On this point, impressively, bi-partisan agreement is the rule.

Liquidity crisis is serious business, as we found out in 2007-2009.

Personally, I think the prospect of even technical default is vanishingly remote. If worse comes to worst, the Fed will certainly backstop markets in Treasury securities, so holders will have no trouble turning them into cash.

What worries the markets, and what worries me, is the willingness of Congress to provoke such a crisis in the first place. Liquidity crisis is serious business, as we found out in 2007-2009.

But we also found out that, in the last resort, the Fed can and will backstop markets. Economists fuss about the consequent moral hazard—bankers who know they are going to be bailed out have incentive to take more risk.

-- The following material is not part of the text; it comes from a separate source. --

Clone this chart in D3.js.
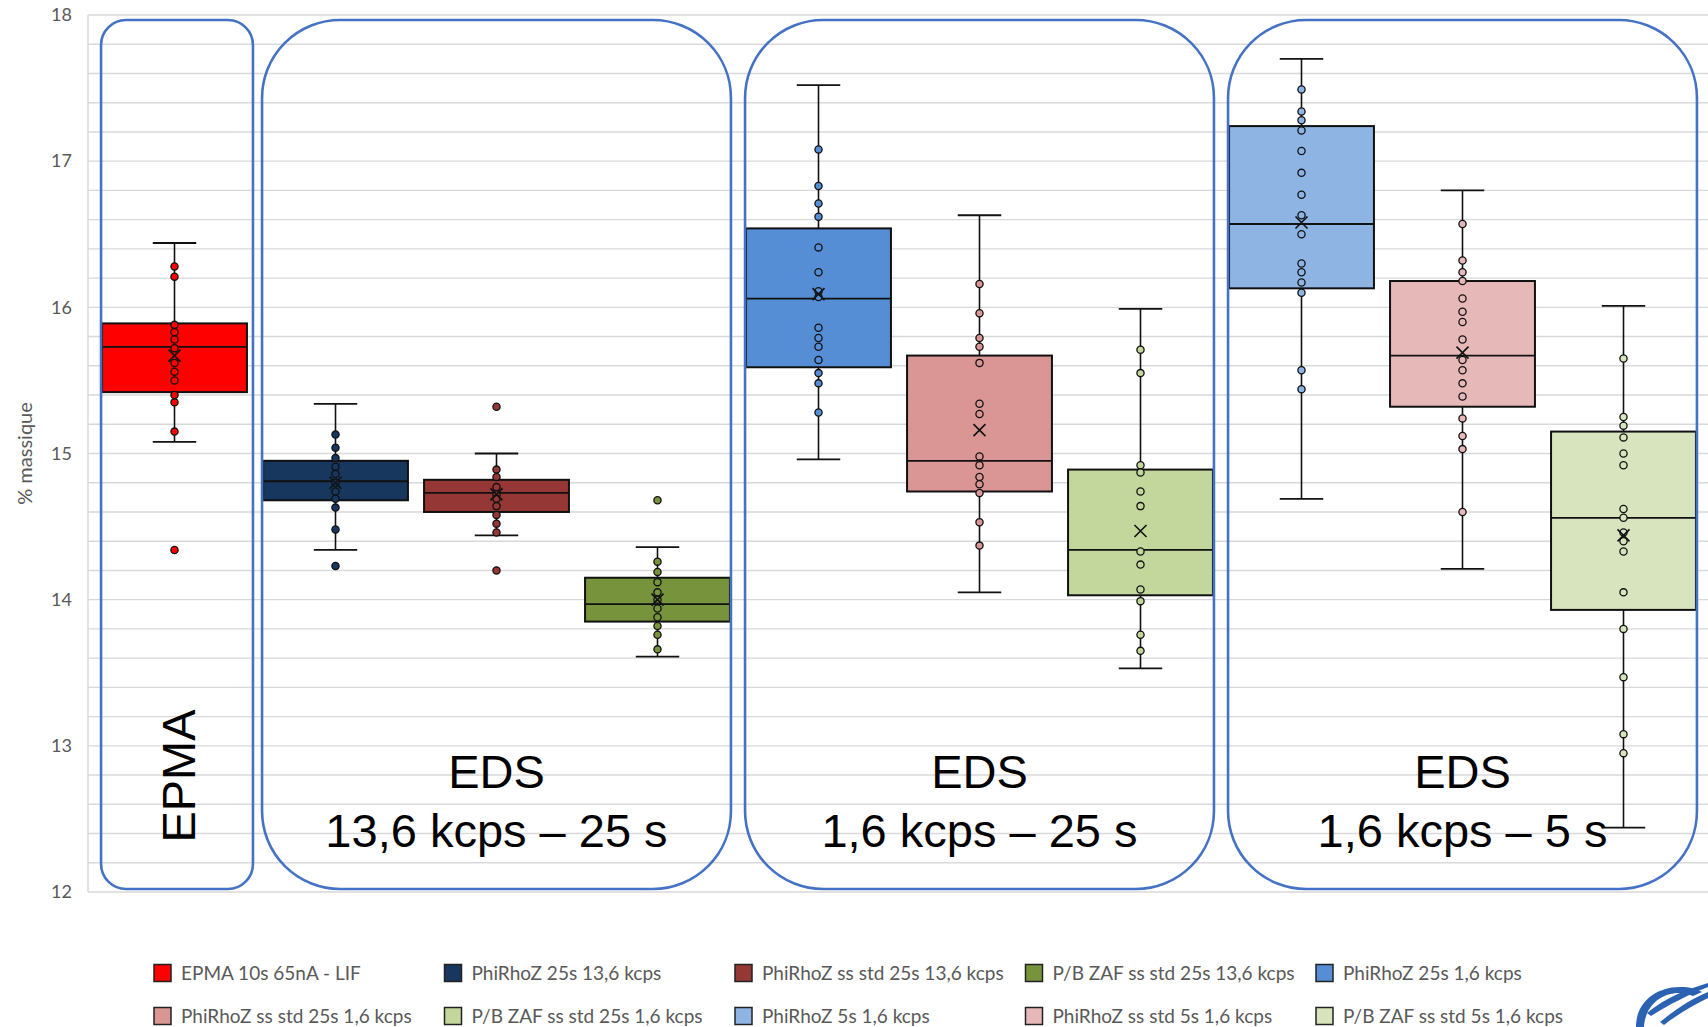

What we are watching in Congress is a public sector equivalent—politicians who know they are going to be bailed out have incentive to take more risk, and they are taking it.

But it is not just them, enticed by their safety belts into driving too fast on a deserted road. We are all on that road. The liquidity crisis they are threatening to provoke is a world liquidity crisis. That is what the markets are reacting to.

Even supposing that I am right about the Fed’s backstop of Treasury securities, it is not at all clear that the Fed is prepared to backstop everything else. In 2007-2009 it took a while before “unusual and exigent circumstances” empowered action under 13(3). And even that action brought down on the Fed’s head a mountain of unaccustomed criticism, most recently the Government Accountability Office one-time audit. The Fed would be even more reluctant to act today.

And now, after Dodd-Frank, the Fed’s hands are tied much tighter; the Fed is much less able to act as well. Take a look at the new 13(3). The approval of the Secretary of the Treasury is not required for discount of Treasury debt, but it is for everything else—Section 13 (3) B.iv.

That is what the markets are reacting to, a Congress that seems determined to provoke world liquidity crisis as a way of forcing the other guy to back down, and a Fed that has been hobbled by that very same Congress.